▶ The problem: Return the material word for word. Do not include the pictures.
Collected data start
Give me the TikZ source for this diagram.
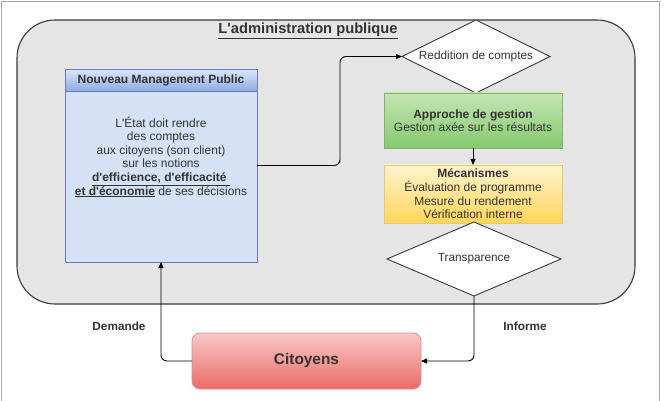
\documentclass[tikz,border=0pt]{standalone}
\usepackage{fontspec}
\setmainfont{Liberation Sans}[Ligatures=TeXOff]
\usetikzlibrary{shapes.geometric,arrows.meta}
\definecolor{txt}{HTML}{333333}
\definecolor{edge}{HTML}{3A3A3A}
\newcommand{\apos}{\symbol{39}}
\tikzset{
  arr/.style={draw=black, line width=0.9pt, -{Triangle[length=6pt,width=5pt]}, rounded corners=6pt},
  plainbox/.style={rectangle, inner sep=0pt, outer sep=0pt, text=txt, align=center},
  dia/.style={diamond, draw=edge, line width=0.9pt, fill=white, inner sep=0pt, outer sep=0pt, text=txt,
    font=\fontsize{11.8}{13}\selectfont},
  lbl/.style={text=txt, font=\bfseries\fontsize{11.8}{13}\selectfont},
}
\begin{document}
\begin{tikzpicture}[x=1pt,y=-1pt]
\useasboundingbox (0,0) rectangle (664,401);
\fill[white] (0,0) rectangle (664,401);
% outer frame
\draw[gray!70, line width=0.8pt] (1,401) -- (1,1) -- (659,1) -- (659,401);
% main container
\node[plainbox, draw=edge, line width=1.1pt, fill=black!10, rounded corners=38pt,
  minimum width=618pt, minimum height=284pt] (admin) at (326,162) {};
\node[text=txt, font=\bfseries\fontsize{14.7}{16}\selectfont] (title) at (308,31) {\underline{L\apos administration publique}};
% Nouveau Management Public
\node[plainbox, draw=blue!35!gray!80, line width=0.8pt, fill={rgb,255:red,213;green,226;blue,245},
  minimum width=192pt, minimum height=193pt] (nmp) at (161,165.5) {};
\node[plainbox, draw=blue!35!gray!80, line width=0.8pt, top color={rgb,255:red,220;green,232;blue,250},
  bottom color={rgb,255:red,140;green,172;blue,226}, minimum width=192pt, minimum height=22pt,
  font=\bfseries\fontsize{12}{13}\selectfont] (nmphead) at (161,80) {Nouveau Management Public};
\node[plainbox, font=\fontsize{12}{13.6}\selectfont] (nmptext) at (161,157)
  {L\apos État doit rendre\\des comptes\\aux citoyens (son client)\\sur les notions\\
   \underline{\textbf{d\apos efficience, d\apos efficacité }}\\\underline{\textbf{et d\apos économie}} de ses décisions};
% right column
\node[dia, minimum width=148pt, minimum height=73pt, aspect=2] (redd) at (476,56.5) {Reddition de comptes};
\node[plainbox, draw={rgb,255:red,130;green,179;blue,102}, line width=0.8pt,
  top color={rgb,255:red,196;green,230;blue,180}, bottom color={rgb,255:red,134;green,201;blue,110},
  minimum width=178pt, minimum height=55pt, font=\fontsize{12}{13.2}\selectfont] (green) at (473,120.5)
  {\textbf{Approche de gestion}\\Gestion axée sur les résultats};
\node[plainbox, draw={rgb,255:red,232;green,200;blue,110}, line width=0.8pt,
  top color={rgb,255:red,255;green,243;blue,205}, bottom color={rgb,255:red,255;green,214;blue,90},
  minimum width=178pt, minimum height=58pt, font=\fontsize{12}{13.6}\selectfont] (yellow) at (473,194)
  {\textbf{Mécanismes}\\Évaluation de programme\\Mesure du rendement\\Vérification interne};
\node[dia, minimum width=174pt, minimum height=74pt, aspect=2.35] (transp) at (474,259) {Transparence};
% citoyens
\node[plainbox, draw={rgb,255:red,222;green,140;blue,140}, line width=0.8pt, rounded corners=8pt,
  top color={rgb,255:red,248;green,202;blue,200}, bottom color={rgb,255:red,234;green,107;blue,102},
  minimum width=229pt, minimum height=56pt, font=\bfseries\fontsize{15.4}{17}\selectfont] (cit) at (306.5,361) {Citoyens};
% labels
\node[lbl] (dem) at (119,326) {Demande};
\node[lbl] (inf) at (525,326) {Informe};
% connectors
\coordinate (bend) at (340,0);
\draw[arr] (nmp.east) -- (nmp.east -| bend) |- (redd.west);
\draw[arr] (green.south) -- (yellow.north);
\draw[arr] (transp.south) |- (cit.east);
\draw[arr] (cit.west) -| (nmp.south);
\end{tikzpicture}
\end{document}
Collected data end
▶ The reply:
Give me the TikZ source for this diagram.
\documentclass[tikz,border=0pt]{standalone}
\usepackage{fontspec}
\setmainfont{Liberation Sans}[Ligatures=TeXOff]
\usetikzlibrary{shapes.geometric,arrows.meta}
\definecolor{txt}{HTML}{333333}
\definecolor{edge}{HTML}{3A3A3A}
\newcommand{\apos}{\symbol{39}}
\tikzset{
  arr/.style={draw=black, line width=0.9pt, -{Triangle[length=6pt,width=5pt]}, rounded corners=6pt},
  plainbox/.style={rectangle, inner sep=0pt, outer sep=0pt, text=txt, align=center},
  dia/.style={diamond, draw=edge, line width=0.9pt, fill=white, inner sep=0pt, outer sep=0pt, text=txt,
    font=\fontsize{11.8}{13}\selectfont},
  lbl/.style={text=txt, font=\bfseries\fontsize{11.8}{13}\selectfont},
}
\begin{document}
\begin{tikzpicture}[x=1pt,y=-1pt]
\useasboundingbox (0,0) rectangle (664,401);
\fill[white] (0,0) rectangle (664,401);
% outer frame
\draw[gray!70, line width=0.8pt] (1,401) -- (1,1) -- (659,1) -- (659,401);
% main container
\node[plainbox, draw=edge, line width=1.1pt, fill=black!10, rounded corners=38pt,
  minimum width=618pt, minimum height=284pt] (admin) at (326,162) {};
\node[text=txt, font=\bfseries\fontsize{14.7}{16}\selectfont] (title) at (308,31) {\underline{L\apos administration publique}};
% Nouveau Management Public
\node[plainbox, draw=blue!35!gray!80, line width=0.8pt, fill={rgb,255:red,213;green,226;blue,245},
  minimum width=192pt, minimum height=193pt] (nmp) at (161,165.5) {};
\node[plainbox, draw=blue!35!gray!80, line width=0.8pt, top color={rgb,255:red,220;green,232;blue,250},
  bottom color={rgb,255:red,140;green,172;blue,226}, minimum width=192pt, minimum height=22pt,
  font=\bfseries\fontsize{12}{13}\selectfont] (nmphead) at (161,80) {Nouveau Management Public};
\node[plainbox, font=\fontsize{12}{13.6}\selectfont] (nmptext) at (161,157)
  {L\apos État doit rendre\\des comptes\\aux citoyens (son client)\\sur les notions\\
   \underline{\textbf{d\apos efficience, d\apos efficacité }}\\\underline{\textbf{et d\apos économie}} de ses décisions};
% right column
\node[dia, minimum width=148pt, minimum height=73pt, aspect=2] (redd) at (476,56.5) {Reddition de comptes};
\node[plainbox, draw={rgb,255:red,130;green,179;blue,102}, line width=0.8pt,
  top color={rgb,255:red,196;green,230;blue,180}, bottom color={rgb,255:red,134;green,201;blue,110},
  minimum width=178pt, minimum height=55pt, font=\fontsize{12}{13.2}\selectfont] (green) at (473,120.5)
  {\textbf{Approche de gestion}\\Gestion axée sur les résultats};
\node[plainbox, draw={rgb,255:red,232;green,200;blue,110}, line width=0.8pt,
  top color={rgb,255:red,255;green,243;blue,205}, bottom color={rgb,255:red,255;green,214;blue,90},
  minimum width=178pt, minimum height=58pt, font=\fontsize{12}{13.6}\selectfont] (yellow) at (473,194)
  {\textbf{Mécanismes}\\Évaluation de programme\\Mesure du rendement\\Vérification interne};
\node[dia, minimum width=174pt, minimum height=74pt, aspect=2.35] (transp) at (474,259) {Transparence};
% citoyens
\node[plainbox, draw={rgb,255:red,222;green,140;blue,140}, line width=0.8pt, rounded corners=8pt,
  top color={rgb,255:red,248;green,202;blue,200}, bottom color={rgb,255:red,234;green,107;blue,102},
  minimum width=229pt, minimum height=56pt, font=\bfseries\fontsize{15.4}{17}\selectfont] (cit) at (306.5,361) {Citoyens};
% labels
\node[lbl] (dem) at (119,326) {Demande};
\node[lbl] (inf) at (525,326) {Informe};
% connectors
\coordinate (bend) at (340,0);
\draw[arr] (nmp.east) -- (nmp.east -| bend) |- (redd.west);
\draw[arr] (green.south) -- (yellow.north);
\draw[arr] (transp.south) |- (cit.east);
\draw[arr] (cit.west) -| (nmp.south);
\end{tikzpicture}
\end{document}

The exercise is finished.